Одновременно с этим бездетность, как правило, представляется в сказках большим несчастьем. И один или оба родителя идут на серьёзные жертвы, чтобы получить ребёнка. Возможно, это несчастье так велико потому, что связано с унижением: такой доступной всем штуки нет.

В истории царя Ирода и Иисуса, фараона и Моисея младенец представляет собой потенциальную угрозу. Опасность от него еще в будущем, а уничтожение возможно только сейчас, пока дитя беспомощно. Кстати, современная шутка о поездах и чайниках «Давите их, пока они маленькие!» воспроизводит всё ту же идею. Дитя может быть уничтожено именно потому, что маленькое и хрупкое. И поэтому же оно – дитя.

Когда угроза становится реально осуществимой в адрес Ирода или фараона, младенца давно нет, есть взрослый.

Дитя – это неизвестность. Это тайна, которая разгадывается всю жизнь. Разгадка на каждом этапе может ничего не значить на следующем. Или объяснять многое.

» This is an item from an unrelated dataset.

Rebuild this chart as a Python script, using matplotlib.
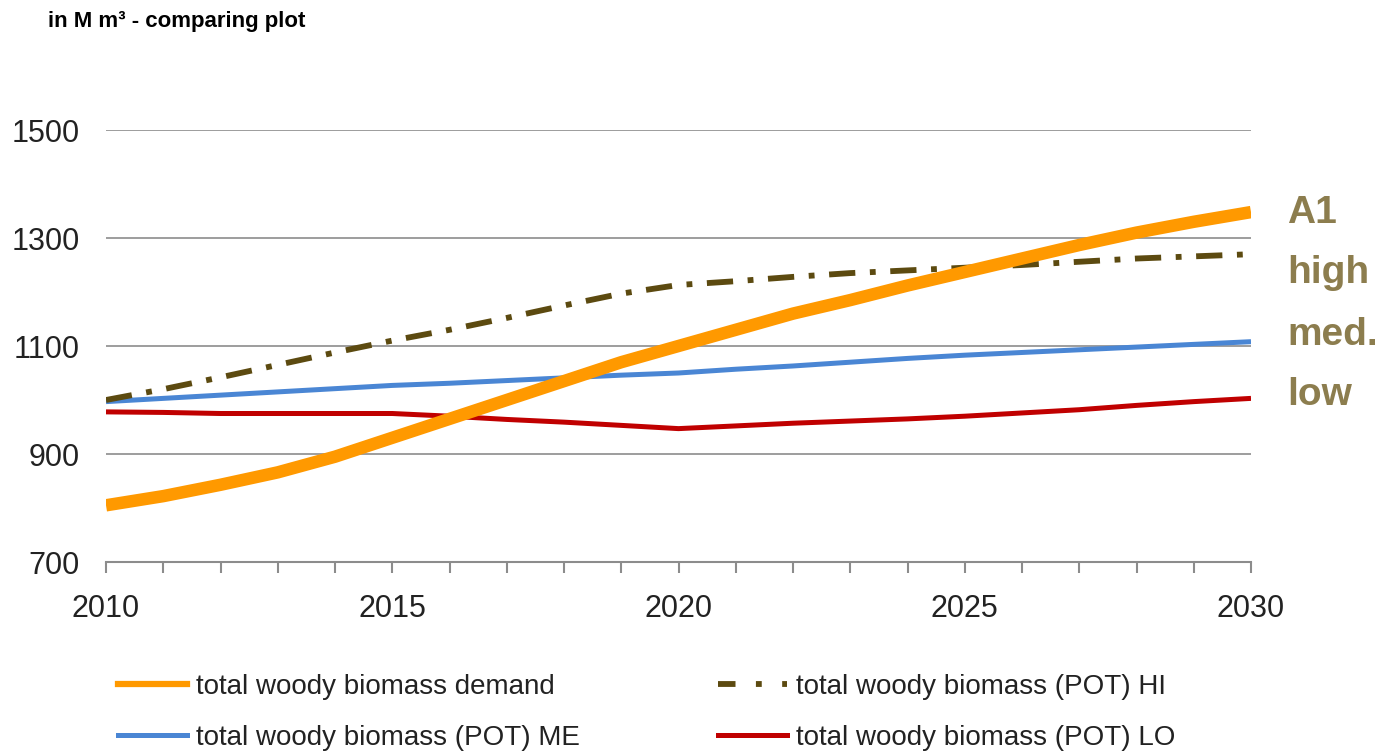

Продолжая рассматривать историю божественного младенца, можно понять, что дитя – это не только нечто неизвестное, но и просто новое. Для того, чтобы новое выжило, его надо спасать, защищать, одарять и верить в него. И хотя это всё никак не гарантирует счастливого будущего, Родитель действует именно так. Потому, что дитя – это то, что меняется, это сам процесс изменений, это то, что существует всегда в настоящем времени. А вот исчезновение его всегда относится к прошлому. Нельзя уловить то самое мгновение. Можно только констатировать: дитя исчезло, это – взрослый человек.